Supplied information:
*****
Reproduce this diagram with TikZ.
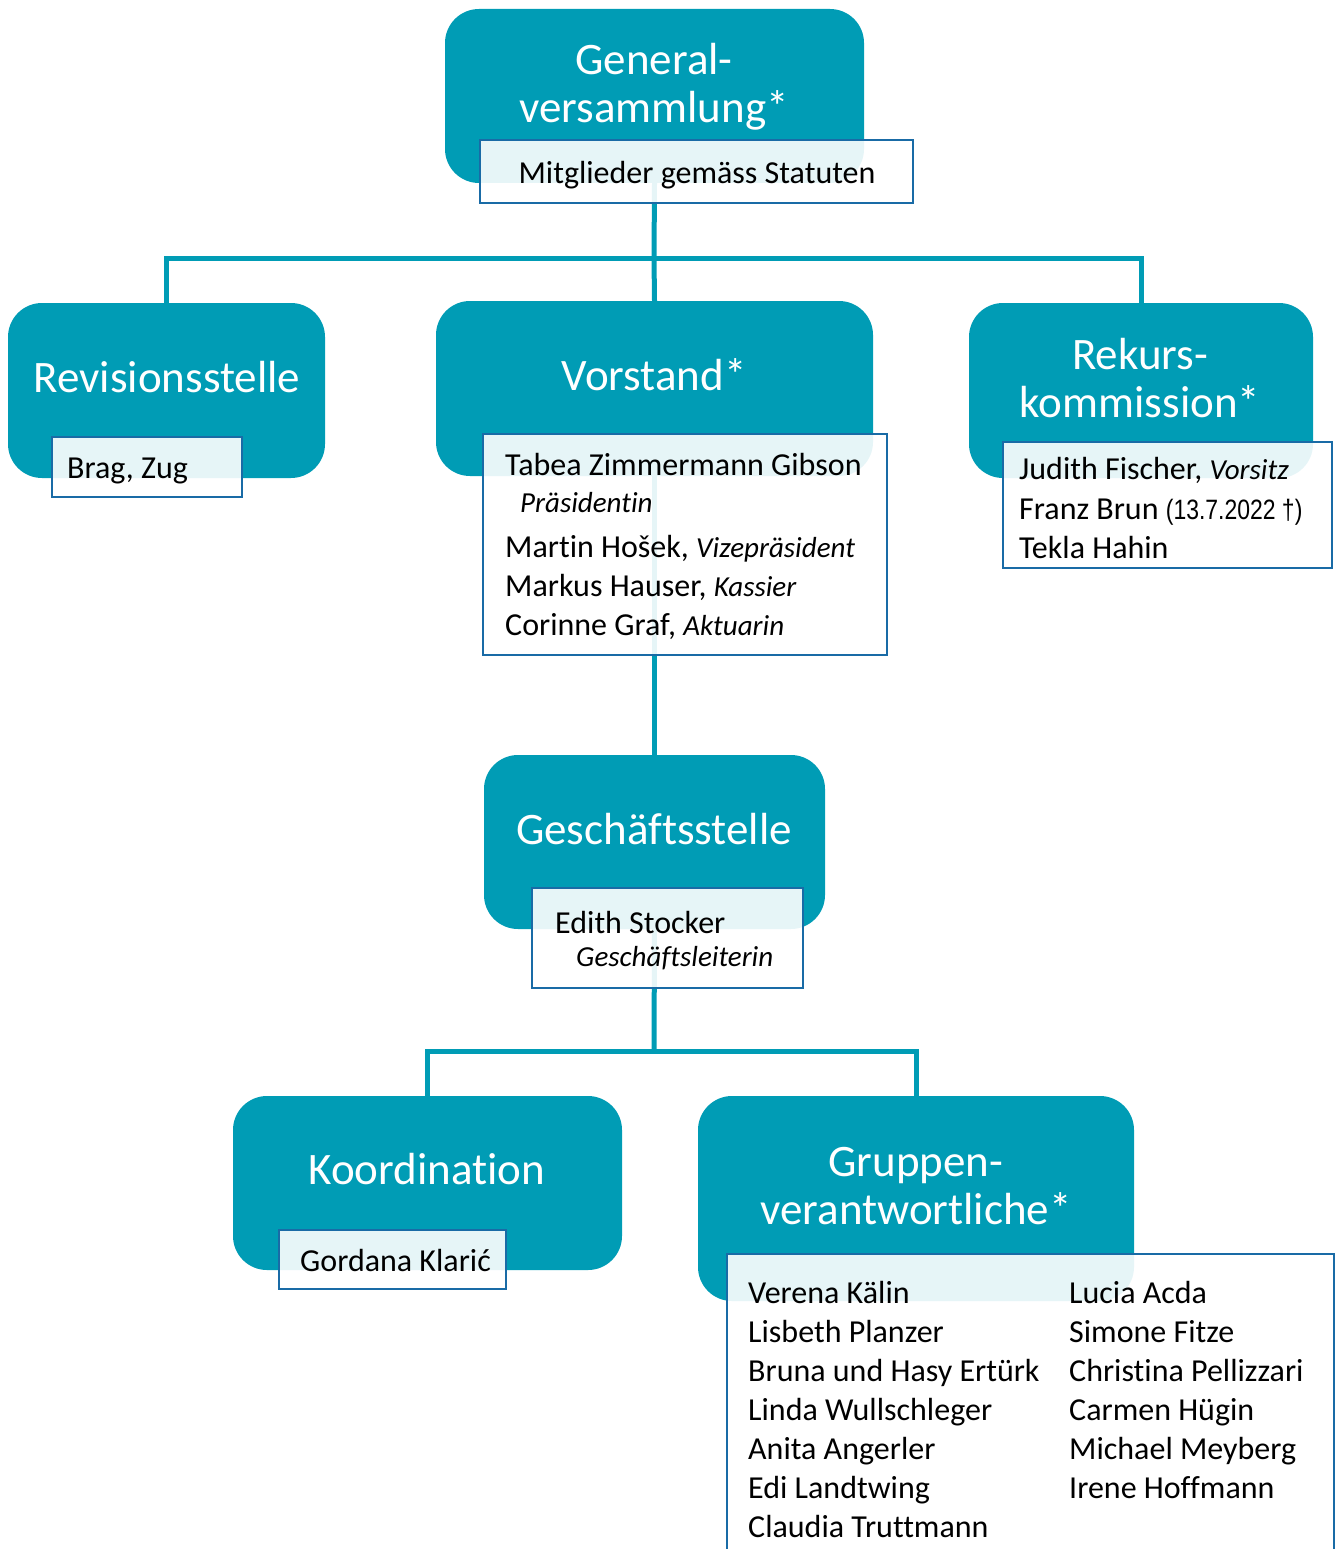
\documentclass[tikz,border=0pt]{standalone}
\usepackage{fontspec}
\setmainfont{Carlito}[Ligatures=NoCommon]
\newfontfamily\narrowfont{Liberation Sans}[FakeStretch=0.82]
\usetikzlibrary{backgrounds}
\definecolor{qq9cb5}{rgb}{0,0.612,0.71}
\definecolor{qq6aa5}{rgb}{0.1,0.42,0.65}
\newcommand{\amt}[1]{{\itshape\fontsize{29}{39}\selectfont #1}}

\begin{document}
\begin{tikzpicture}[x=1pt,y=-1pt,
	tealbox/.style={fill=qq9cb5, rounded corners=34pt, inner sep=0pt},
	titletext/.style={text=white, font=\fontsize{45}{48}\selectfont, align=center, inner sep=0pt, yshift=-2pt},
	infobox/.style={draw=qq6aa5, line width=2pt, fill=white, fill opacity=0.9, inner sep=0pt},
	infotext/.style={font=\fontsize{32}{39}\selectfont, align=left, inner sep=0pt, yshift=-3pt},
	link/.style={draw=qq9cb5, line width=5pt}]
			\useasboundingbox (0,0) rectangle (1340,1549);
			% teal boxes
			\node[tealbox, minimum width=419, minimum height=174] (gv) at (654.5,96) {};
			\node[tealbox, minimum width=317, minimum height=175] (rev) at (166.5,390.5) {};
			\node[tealbox, minimum width=437, minimum height=175] (vor) at (654.5,388.5) {};
			\node[tealbox, minimum width=344, minimum height=175] (rek) at (1141,390.5) {};
			\node[tealbox, minimum width=341, minimum height=174] (ges) at (654.5,842) {};
			\node[tealbox, minimum width=389, minimum height=174] (koo) at (427.5,1183) {};
			\node[tealbox, minimum width=436, minimum height=205] (gru) at (916,1198.5) {};
			% base = last line
			\node[titletext, anchor=base] (gvtitle) at (654,121) {General-\\versammlung*};
			\node[titletext, anchor=base] (revtitle) at (167,390) {Revisionsstelle};
			\node[titletext, anchor=base] (vortitle) at (654,388) {Vorstand*};
			\node[titletext, anchor=base] (rektitle) at (1140,415) {Rekurs-\\kommission*};
			\node[titletext, anchor=base] (gestitle) at (654,842) {Geschäftsstelle};
			\node[titletext, anchor=base] (kootitle) at (427,1182) {Koordination};
			\node[titletext, anchor=base] (grutitle) at (916,1222) {Gruppen-\\verantwortliche*};
			% white boxes
			\node[infobox, minimum width=433, minimum height=63] (gvinfo) at (696.5,171.5) {};
			\node[infobox, minimum width=190, minimum height=60] (revinfo) at (147,467) {};
			\node[infobox, minimum width=404, minimum height=221] (vorinfo) at (685,544.5) {};
			\node[infobox, minimum width=329, minimum height=126] (rekinfo) at (1167.5,505) {};
			\node[infobox, minimum width=271, minimum height=100] (gesinfo) at (667.5,938) {};
			\node[infobox, minimum width=227, minimum height=59] (kooinfo) at (392.5,1259.5) {};
			\node[infobox, minimum width=607, minimum height=346] (gruinfo) at (1030.5,1427) {};
			\node[infotext, anchor=base] (gvtext) at (697,180) {Mitglieder gemäss Statuten};
			\node[infotext, anchor=base west] (revtext) at (67,475) {Brag, Zug};
			\node[infotext, anchor=base west] (vortext) at (505,632) {Tabea Zimmermann Gibson\\[-2pt]
				\hspace*{15pt}\amt{Präsidentin}\\[6pt]
				Martin Hošek, \amt{Vizepräsident}\\
				Markus Hauser, \amt{Kassier}\\
				Corinne Graf, \amt{Aktuarin}};
			\node[infotext, anchor=base west] (rektext) at (1019,555) {Judith Fischer, \amt{Vorsitz}\\[1pt]
				Franz Brun {\narrowfont\fontsize{28}{39}\selectfont (13.7.2022 †)}\\
				Tekla Hahin};
			\node[infotext, anchor=base west] (gestext) at (555,963) {Edith Stocker\\[-6pt]
				\hspace*{21pt}\amt{Geschäftsleiterin}};
			\node[infotext, anchor=base west] (kootext) at (300,1268) {Gordana Klarić};
			\node[infotext, anchor=base west] (grutexta) at (748,1534) {Verena Kälin\\Lisbeth Planzer\\Bruna und Hasy Ertürk\\Linda Wullschleger\\Anita Angerler\\Edi Landtwing\\Claudia Truttmann};
			\node[infotext, anchor=base west] (grutextb) at (1069,1495) {Lucia Acda\\Simone Fitze\\Christina Pellizzari\\Carmen Hügin\\Michael Meyberg\\Irene Hoffmann};
			% connectors
			\coordinate (topfork) at (654,258);
			\coordinate (botfork) at (654,1051);
			\begin{scope}[on background layer]
				\draw[link] (gv.south) -- (topfork);
				\draw[link] (topfork) -| (rev.north);
				\draw[link] (topfork) -- (vor.north);
				\draw[link] (topfork) -| (rek.north);
				\draw[link] (vor.south) -- (ges.north);
				\draw[link] (ges.south) -- (botfork);
				\draw[link] (botfork) -| (koo.north);
				\draw[link] (botfork) -| (gru.north);
			\end{scope}
		\end{tikzpicture}
\end{document}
*****
Exercise description:
Return the material word for word. Pictures are not part of the copy.

Final answer:
Reproduce this diagram with TikZ.
\documentclass[tikz,border=0pt]{standalone}
\usepackage{fontspec}
\setmainfont{Carlito}[Ligatures=NoCommon]
\newfontfamily\narrowfont{Liberation Sans}[FakeStretch=0.82]
\usetikzlibrary{backgrounds}
\definecolor{qq9cb5}{rgb}{0,0.612,0.71}
\definecolor{qq6aa5}{rgb}{0.1,0.42,0.65}
\newcommand{\amt}[1]{{\itshape\fontsize{29}{39}\selectfont #1}}

\begin{document}
\begin{tikzpicture}[x=1pt,y=-1pt,
	tealbox/.style={fill=qq9cb5, rounded corners=34pt, inner sep=0pt},
	titletext/.style={text=white, font=\fontsize{45}{48}\selectfont, align=center, inner sep=0pt, yshift=-2pt},
	infobox/.style={draw=qq6aa5, line width=2pt, fill=white, fill opacity=0.9, inner sep=0pt},
	infotext/.style={font=\fontsize{32}{39}\selectfont, align=left, inner sep=0pt, yshift=-3pt},
	link/.style={draw=qq9cb5, line width=5pt}]
			\useasboundingbox (0,0) rectangle (1340,1549);
			% teal boxes
			\node[tealbox, minimum width=419, minimum height=174] (gv) at (654.5,96) {};
			\node[tealbox, minimum width=317, minimum height=175] (rev) at (166.5,390.5) {};
			\node[tealbox, minimum width=437, minimum height=175] (vor) at (654.5,388.5) {};
			\node[tealbox, minimum width=344, minimum height=175] (rek) at (1141,390.5) {};
			\node[tealbox, minimum width=341, minimum height=174] (ges) at (654.5,842) {};
			\node[tealbox, minimum width=389, minimum height=174] (koo) at (427.5,1183) {};
			\node[tealbox, minimum width=436, minimum height=205] (gru) at (916,1198.5) {};
			% base = last line
			\node[titletext, anchor=base] (gvtitle) at (654,121) {General-\\versammlung*};
			\node[titletext, anchor=base] (revtitle) at (167,390) {Revisionsstelle};
			\node[titletext, anchor=base] (vortitle) at (654,388) {Vorstand*};
			\node[titletext, anchor=base] (rektitle) at (1140,415) {Rekurs-\\kommission*};
			\node[titletext, anchor=base] (gestitle) at (654,842) {Geschäftsstelle};
			\node[titletext, anchor=base] (kootitle) at (427,1182) {Koordination};
			\node[titletext, anchor=base] (grutitle) at (916,1222) {Gruppen-\\verantwortliche*};
			% white boxes
			\node[infobox, minimum width=433, minimum height=63] (gvinfo) at (696.5,171.5) {};
			\node[infobox, minimum width=190, minimum height=60] (revinfo) at (147,467) {};
			\node[infobox, minimum width=404, minimum height=221] (vorinfo) at (685,544.5) {};
			\node[infobox, minimum width=329, minimum height=126] (rekinfo) at (1167.5,505) {};
			\node[infobox, minimum width=271, minimum height=100] (gesinfo) at (667.5,938) {};
			\node[infobox, minimum width=227, minimum height=59] (kooinfo) at (392.5,1259.5) {};
			\node[infobox, minimum width=607, minimum height=346] (gruinfo) at (1030.5,1427) {};
			\node[infotext, anchor=base] (gvtext) at (697,180) {Mitglieder gemäss Statuten};
			\node[infotext, anchor=base west] (revtext) at (67,475) {Brag, Zug};
			\node[infotext, anchor=base west] (vortext) at (505,632) {Tabea Zimmermann Gibson\\[-2pt]
				\hspace*{15pt}\amt{Präsidentin}\\[6pt]
				Martin Hošek, \amt{Vizepräsident}\\
				Markus Hauser, \amt{Kassier}\\
				Corinne Graf, \amt{Aktuarin}};
			\node[infotext, anchor=base west] (rektext) at (1019,555) {Judith Fischer, \amt{Vorsitz}\\[1pt]
				Franz Brun {\narrowfont\fontsize{28}{39}\selectfont (13.7.2022 †)}\\
				Tekla Hahin};
			\node[infotext, anchor=base west] (gestext) at (555,963) {Edith Stocker\\[-6pt]
				\hspace*{21pt}\amt{Geschäftsleiterin}};
			\node[infotext, anchor=base west] (kootext) at (300,1268) {Gordana Klarić};
			\node[infotext, anchor=base west] (grutexta) at (748,1534) {Verena Kälin\\Lisbeth Planzer\\Bruna und Hasy Ertürk\\Linda Wullschleger\\Anita Angerler\\Edi Landtwing\\Claudia Truttmann};
			\node[infotext, anchor=base west] (grutextb) at (1069,1495) {Lucia Acda\\Simone Fitze\\Christina Pellizzari\\Carmen Hügin\\Michael Meyberg\\Irene Hoffmann};
			% connectors
			\coordinate (topfork) at (654,258);
			\coordinate (botfork) at (654,1051);
			\begin{scope}[on background layer]
				\draw[link] (gv.south) -- (topfork);
				\draw[link] (topfork) -| (rev.north);
				\draw[link] (topfork) -- (vor.north);
				\draw[link] (topfork) -| (rek.north);
				\draw[link] (vor.south) -- (ges.north);
				\draw[link] (ges.south) -- (botfork);
				\draw[link] (botfork) -| (koo.north);
				\draw[link] (botfork) -| (gru.north);
			\end{scope}
		\end{tikzpicture}
\end{document}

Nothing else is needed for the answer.